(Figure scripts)
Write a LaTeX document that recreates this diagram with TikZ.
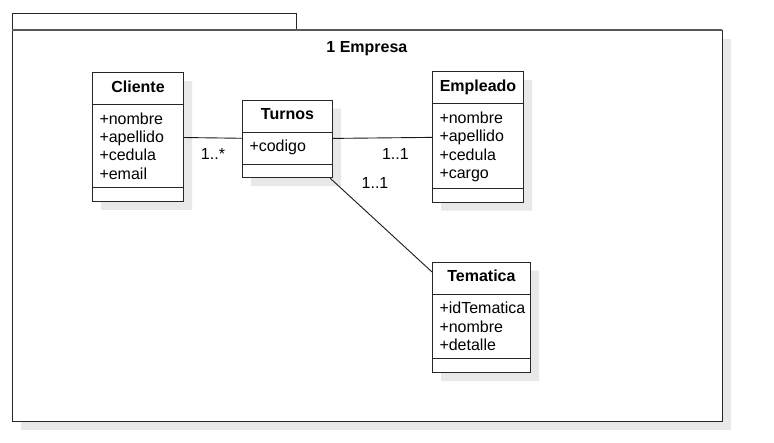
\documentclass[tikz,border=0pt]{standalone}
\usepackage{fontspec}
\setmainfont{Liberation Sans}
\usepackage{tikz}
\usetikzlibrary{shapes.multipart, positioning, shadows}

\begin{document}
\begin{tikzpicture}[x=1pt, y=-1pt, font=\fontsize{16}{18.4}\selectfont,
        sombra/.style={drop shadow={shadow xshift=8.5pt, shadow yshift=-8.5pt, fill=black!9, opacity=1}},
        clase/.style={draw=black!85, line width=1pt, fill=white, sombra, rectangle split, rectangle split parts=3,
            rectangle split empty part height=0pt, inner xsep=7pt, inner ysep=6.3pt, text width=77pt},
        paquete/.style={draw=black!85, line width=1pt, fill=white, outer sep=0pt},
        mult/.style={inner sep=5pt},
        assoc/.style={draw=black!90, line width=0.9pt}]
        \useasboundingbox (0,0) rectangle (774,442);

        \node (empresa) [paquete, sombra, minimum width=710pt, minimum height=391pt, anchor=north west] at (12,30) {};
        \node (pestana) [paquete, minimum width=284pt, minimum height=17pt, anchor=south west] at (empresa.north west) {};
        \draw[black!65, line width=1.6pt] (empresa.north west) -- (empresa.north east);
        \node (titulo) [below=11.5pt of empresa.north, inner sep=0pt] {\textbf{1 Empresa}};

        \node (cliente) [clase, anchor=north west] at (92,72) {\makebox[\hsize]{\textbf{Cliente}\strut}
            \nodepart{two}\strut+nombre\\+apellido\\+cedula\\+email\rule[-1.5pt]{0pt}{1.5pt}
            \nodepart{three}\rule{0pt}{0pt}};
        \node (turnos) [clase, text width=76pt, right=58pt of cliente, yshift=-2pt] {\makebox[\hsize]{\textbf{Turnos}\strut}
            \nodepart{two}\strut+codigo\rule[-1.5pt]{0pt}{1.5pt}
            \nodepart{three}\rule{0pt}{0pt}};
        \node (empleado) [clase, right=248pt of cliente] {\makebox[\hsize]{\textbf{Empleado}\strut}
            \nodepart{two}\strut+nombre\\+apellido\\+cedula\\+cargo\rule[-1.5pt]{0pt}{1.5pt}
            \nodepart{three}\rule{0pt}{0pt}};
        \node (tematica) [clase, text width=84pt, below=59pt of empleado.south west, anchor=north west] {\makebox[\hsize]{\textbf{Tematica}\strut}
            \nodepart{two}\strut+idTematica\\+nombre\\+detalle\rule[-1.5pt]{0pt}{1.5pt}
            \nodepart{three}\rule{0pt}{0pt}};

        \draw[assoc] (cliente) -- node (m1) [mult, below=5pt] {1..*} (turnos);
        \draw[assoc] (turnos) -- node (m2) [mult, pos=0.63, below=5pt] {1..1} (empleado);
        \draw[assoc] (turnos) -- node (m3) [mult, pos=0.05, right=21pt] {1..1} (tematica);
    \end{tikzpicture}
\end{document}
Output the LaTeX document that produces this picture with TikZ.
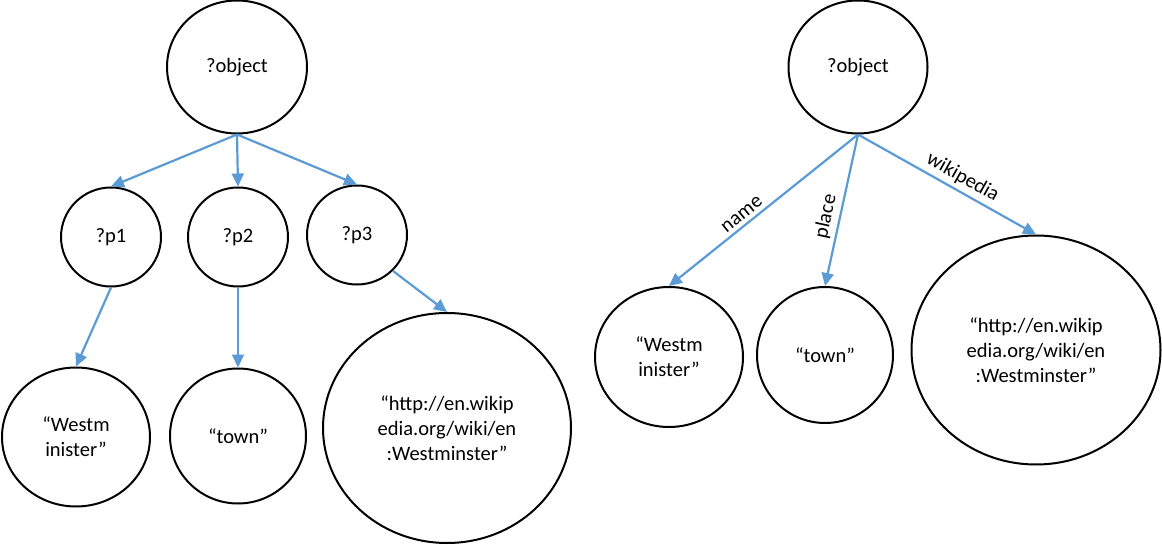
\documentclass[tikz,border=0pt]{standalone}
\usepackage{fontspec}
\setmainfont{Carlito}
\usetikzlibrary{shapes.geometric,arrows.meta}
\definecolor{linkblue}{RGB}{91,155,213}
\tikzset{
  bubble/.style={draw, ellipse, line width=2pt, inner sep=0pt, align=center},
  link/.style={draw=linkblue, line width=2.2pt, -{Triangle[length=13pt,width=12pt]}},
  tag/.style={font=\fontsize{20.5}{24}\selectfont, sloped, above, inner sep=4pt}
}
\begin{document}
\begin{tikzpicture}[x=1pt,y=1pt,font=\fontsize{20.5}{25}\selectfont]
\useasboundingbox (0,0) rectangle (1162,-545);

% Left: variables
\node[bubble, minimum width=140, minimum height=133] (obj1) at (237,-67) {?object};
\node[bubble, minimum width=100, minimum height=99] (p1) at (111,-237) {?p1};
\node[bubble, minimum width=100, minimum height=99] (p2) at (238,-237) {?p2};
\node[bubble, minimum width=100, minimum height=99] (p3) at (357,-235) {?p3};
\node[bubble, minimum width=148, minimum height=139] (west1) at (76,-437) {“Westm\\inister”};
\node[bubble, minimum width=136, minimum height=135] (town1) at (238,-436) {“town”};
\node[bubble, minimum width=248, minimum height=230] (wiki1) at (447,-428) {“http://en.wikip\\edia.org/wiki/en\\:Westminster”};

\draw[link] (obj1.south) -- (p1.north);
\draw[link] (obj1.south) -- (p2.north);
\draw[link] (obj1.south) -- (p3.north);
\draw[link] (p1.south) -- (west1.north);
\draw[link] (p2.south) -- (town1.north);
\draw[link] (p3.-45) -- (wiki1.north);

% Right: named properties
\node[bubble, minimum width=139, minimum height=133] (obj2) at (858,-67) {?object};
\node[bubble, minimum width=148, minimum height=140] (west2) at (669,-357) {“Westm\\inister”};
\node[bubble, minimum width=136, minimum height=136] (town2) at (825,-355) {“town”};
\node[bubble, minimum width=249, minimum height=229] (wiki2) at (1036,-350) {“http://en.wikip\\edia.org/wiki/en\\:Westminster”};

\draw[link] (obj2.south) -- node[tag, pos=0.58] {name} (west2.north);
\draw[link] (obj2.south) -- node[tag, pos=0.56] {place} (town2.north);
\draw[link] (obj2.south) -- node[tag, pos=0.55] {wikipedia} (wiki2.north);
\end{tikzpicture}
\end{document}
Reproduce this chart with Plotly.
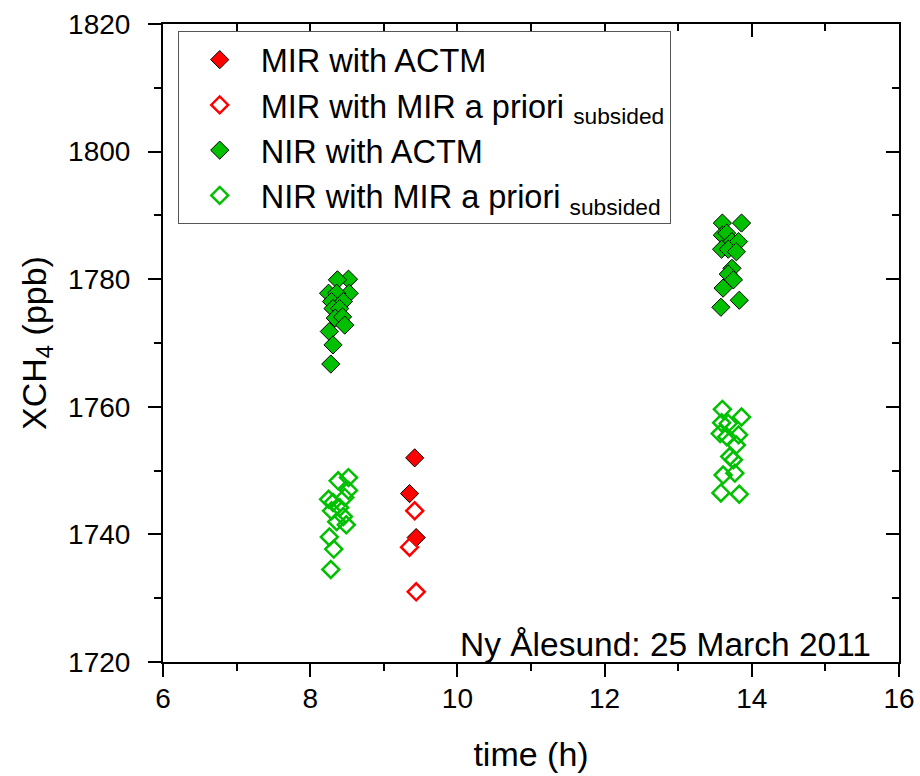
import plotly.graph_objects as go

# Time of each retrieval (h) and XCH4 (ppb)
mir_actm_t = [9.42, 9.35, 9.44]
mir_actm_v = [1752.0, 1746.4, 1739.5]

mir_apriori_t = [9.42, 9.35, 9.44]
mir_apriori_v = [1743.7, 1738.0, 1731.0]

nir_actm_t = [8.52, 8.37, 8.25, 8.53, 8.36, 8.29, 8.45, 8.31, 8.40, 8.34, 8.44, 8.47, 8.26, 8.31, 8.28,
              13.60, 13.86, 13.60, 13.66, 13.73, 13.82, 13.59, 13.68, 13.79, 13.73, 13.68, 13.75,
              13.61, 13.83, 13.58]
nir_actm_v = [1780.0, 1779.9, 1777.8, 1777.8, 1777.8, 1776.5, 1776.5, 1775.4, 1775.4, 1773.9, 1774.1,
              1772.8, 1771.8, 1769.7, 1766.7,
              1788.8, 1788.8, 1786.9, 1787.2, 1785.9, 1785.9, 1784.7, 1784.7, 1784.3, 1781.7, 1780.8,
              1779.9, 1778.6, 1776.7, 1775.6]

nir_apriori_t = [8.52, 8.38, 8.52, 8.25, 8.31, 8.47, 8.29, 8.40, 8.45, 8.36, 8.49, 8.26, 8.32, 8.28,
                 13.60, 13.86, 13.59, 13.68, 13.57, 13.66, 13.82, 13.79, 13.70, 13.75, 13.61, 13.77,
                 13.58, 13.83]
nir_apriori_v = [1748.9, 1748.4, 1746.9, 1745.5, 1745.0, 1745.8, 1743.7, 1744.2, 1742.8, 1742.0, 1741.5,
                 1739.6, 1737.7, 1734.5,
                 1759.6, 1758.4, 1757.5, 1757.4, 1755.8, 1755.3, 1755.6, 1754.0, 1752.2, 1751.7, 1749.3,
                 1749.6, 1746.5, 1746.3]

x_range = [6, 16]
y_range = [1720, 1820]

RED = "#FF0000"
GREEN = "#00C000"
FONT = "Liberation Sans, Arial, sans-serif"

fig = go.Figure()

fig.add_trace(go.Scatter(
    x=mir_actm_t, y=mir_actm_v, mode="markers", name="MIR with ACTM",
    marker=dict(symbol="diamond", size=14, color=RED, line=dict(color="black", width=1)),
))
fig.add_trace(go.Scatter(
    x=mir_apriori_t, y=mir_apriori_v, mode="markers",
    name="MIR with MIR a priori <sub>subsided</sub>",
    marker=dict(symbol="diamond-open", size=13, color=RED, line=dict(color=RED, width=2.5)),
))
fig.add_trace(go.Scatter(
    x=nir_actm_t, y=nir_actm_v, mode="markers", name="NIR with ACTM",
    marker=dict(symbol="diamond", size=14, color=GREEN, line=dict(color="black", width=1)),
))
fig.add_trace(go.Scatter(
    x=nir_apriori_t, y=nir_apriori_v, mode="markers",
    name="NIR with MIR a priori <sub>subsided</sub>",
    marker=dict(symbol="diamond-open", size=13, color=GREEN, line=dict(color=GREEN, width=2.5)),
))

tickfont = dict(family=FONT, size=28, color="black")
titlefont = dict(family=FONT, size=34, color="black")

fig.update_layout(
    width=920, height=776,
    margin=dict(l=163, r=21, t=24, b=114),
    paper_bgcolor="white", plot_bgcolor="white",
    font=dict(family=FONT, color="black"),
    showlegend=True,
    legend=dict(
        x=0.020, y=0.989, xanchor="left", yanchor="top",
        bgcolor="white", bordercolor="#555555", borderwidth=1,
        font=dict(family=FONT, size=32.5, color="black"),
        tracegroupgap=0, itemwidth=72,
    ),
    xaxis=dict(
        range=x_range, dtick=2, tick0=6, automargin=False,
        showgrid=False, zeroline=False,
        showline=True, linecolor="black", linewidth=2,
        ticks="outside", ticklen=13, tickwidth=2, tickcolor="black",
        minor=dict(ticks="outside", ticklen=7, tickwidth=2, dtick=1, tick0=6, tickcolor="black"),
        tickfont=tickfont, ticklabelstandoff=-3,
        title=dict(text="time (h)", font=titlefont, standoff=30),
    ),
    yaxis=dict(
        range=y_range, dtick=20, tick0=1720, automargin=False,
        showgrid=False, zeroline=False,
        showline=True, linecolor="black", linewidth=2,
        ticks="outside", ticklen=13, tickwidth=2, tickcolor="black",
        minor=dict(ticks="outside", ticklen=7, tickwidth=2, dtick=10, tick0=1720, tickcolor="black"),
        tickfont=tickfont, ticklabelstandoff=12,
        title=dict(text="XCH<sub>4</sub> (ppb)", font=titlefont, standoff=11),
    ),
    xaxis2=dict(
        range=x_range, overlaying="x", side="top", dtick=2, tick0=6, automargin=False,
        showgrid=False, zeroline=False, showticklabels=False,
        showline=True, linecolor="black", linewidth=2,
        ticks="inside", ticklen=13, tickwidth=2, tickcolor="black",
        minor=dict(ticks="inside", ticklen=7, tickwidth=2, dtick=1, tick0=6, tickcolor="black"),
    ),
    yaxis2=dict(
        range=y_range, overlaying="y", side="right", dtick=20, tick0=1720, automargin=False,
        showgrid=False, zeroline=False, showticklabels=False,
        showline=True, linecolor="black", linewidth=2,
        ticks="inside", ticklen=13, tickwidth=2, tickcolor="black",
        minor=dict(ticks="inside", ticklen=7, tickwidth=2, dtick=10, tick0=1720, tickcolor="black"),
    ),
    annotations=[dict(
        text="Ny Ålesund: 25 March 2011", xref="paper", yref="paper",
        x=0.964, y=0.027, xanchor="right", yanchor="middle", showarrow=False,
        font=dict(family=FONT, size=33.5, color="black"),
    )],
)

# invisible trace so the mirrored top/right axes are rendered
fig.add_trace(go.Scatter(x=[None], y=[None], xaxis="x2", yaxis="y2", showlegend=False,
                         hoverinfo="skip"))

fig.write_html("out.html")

WORK TO COMPLETE> In the records above, locate the lines holding the word "that". Copy each of them.

RESPONSE FOR THIS EXERCISE>
Write a LaTeX document that recreates this diagram with TikZ.
Output the LaTeX document that produces this picture with TikZ.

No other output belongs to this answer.